**Exercise requirements**
For each line in the data below that holds "this", return a copy.

**Data excerpts**
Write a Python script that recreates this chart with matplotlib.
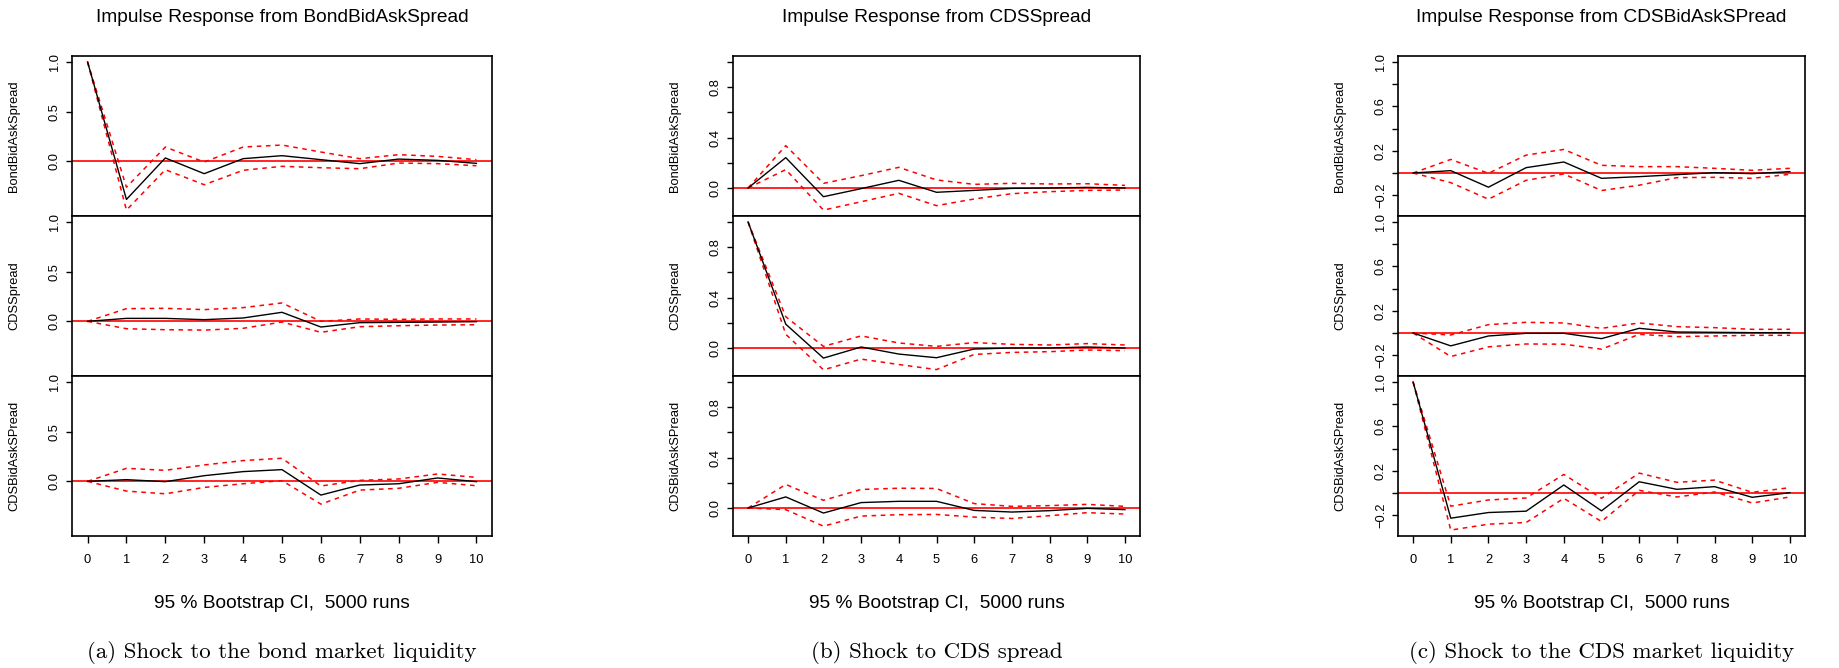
...
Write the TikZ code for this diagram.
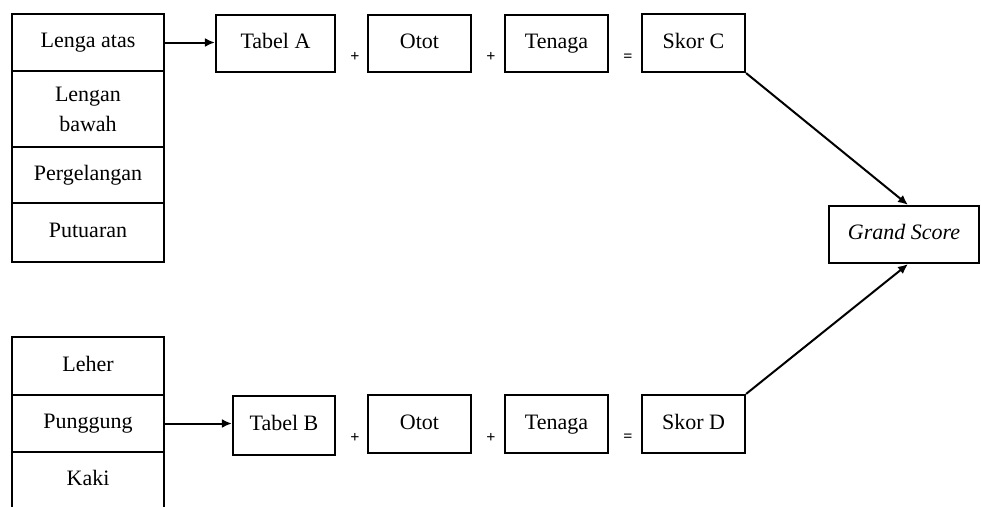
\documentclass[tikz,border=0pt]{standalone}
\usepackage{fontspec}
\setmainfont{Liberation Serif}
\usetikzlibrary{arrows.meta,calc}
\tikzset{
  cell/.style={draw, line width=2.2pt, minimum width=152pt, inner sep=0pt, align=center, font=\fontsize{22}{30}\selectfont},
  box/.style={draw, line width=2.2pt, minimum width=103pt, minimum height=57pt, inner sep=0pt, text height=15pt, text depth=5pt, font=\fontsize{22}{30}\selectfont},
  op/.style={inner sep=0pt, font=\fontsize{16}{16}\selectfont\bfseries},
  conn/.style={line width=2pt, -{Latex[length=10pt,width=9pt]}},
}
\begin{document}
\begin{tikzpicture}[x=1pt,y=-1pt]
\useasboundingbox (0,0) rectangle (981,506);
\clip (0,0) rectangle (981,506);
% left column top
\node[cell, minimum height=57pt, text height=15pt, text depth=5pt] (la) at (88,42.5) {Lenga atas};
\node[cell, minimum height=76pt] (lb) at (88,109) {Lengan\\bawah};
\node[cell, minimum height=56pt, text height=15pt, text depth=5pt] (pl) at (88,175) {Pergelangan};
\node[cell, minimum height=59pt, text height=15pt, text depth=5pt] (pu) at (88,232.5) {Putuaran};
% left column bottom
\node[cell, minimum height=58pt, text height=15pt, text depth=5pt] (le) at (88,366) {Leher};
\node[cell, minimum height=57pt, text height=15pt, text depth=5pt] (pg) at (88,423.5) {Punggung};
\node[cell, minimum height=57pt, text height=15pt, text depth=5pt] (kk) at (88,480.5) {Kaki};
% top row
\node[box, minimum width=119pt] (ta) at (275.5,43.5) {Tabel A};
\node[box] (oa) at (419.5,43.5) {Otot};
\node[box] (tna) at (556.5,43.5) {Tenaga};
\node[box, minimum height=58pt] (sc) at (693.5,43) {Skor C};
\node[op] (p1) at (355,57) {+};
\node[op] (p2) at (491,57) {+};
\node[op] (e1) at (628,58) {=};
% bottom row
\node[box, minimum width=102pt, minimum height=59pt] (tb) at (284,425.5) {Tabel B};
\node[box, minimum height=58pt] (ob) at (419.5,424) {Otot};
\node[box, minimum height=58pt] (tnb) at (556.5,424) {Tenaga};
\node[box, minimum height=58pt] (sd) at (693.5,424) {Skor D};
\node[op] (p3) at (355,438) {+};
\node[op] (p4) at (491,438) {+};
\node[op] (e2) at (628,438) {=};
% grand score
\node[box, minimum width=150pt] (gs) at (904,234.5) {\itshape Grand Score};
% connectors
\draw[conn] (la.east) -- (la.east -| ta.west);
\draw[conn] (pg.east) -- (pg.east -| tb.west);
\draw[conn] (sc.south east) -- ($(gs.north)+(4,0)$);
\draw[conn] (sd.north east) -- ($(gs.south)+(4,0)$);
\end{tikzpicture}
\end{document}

**Exercise answer**
Write a Python script that recreates this chart with matplotlib.
Write the TikZ code for this diagram.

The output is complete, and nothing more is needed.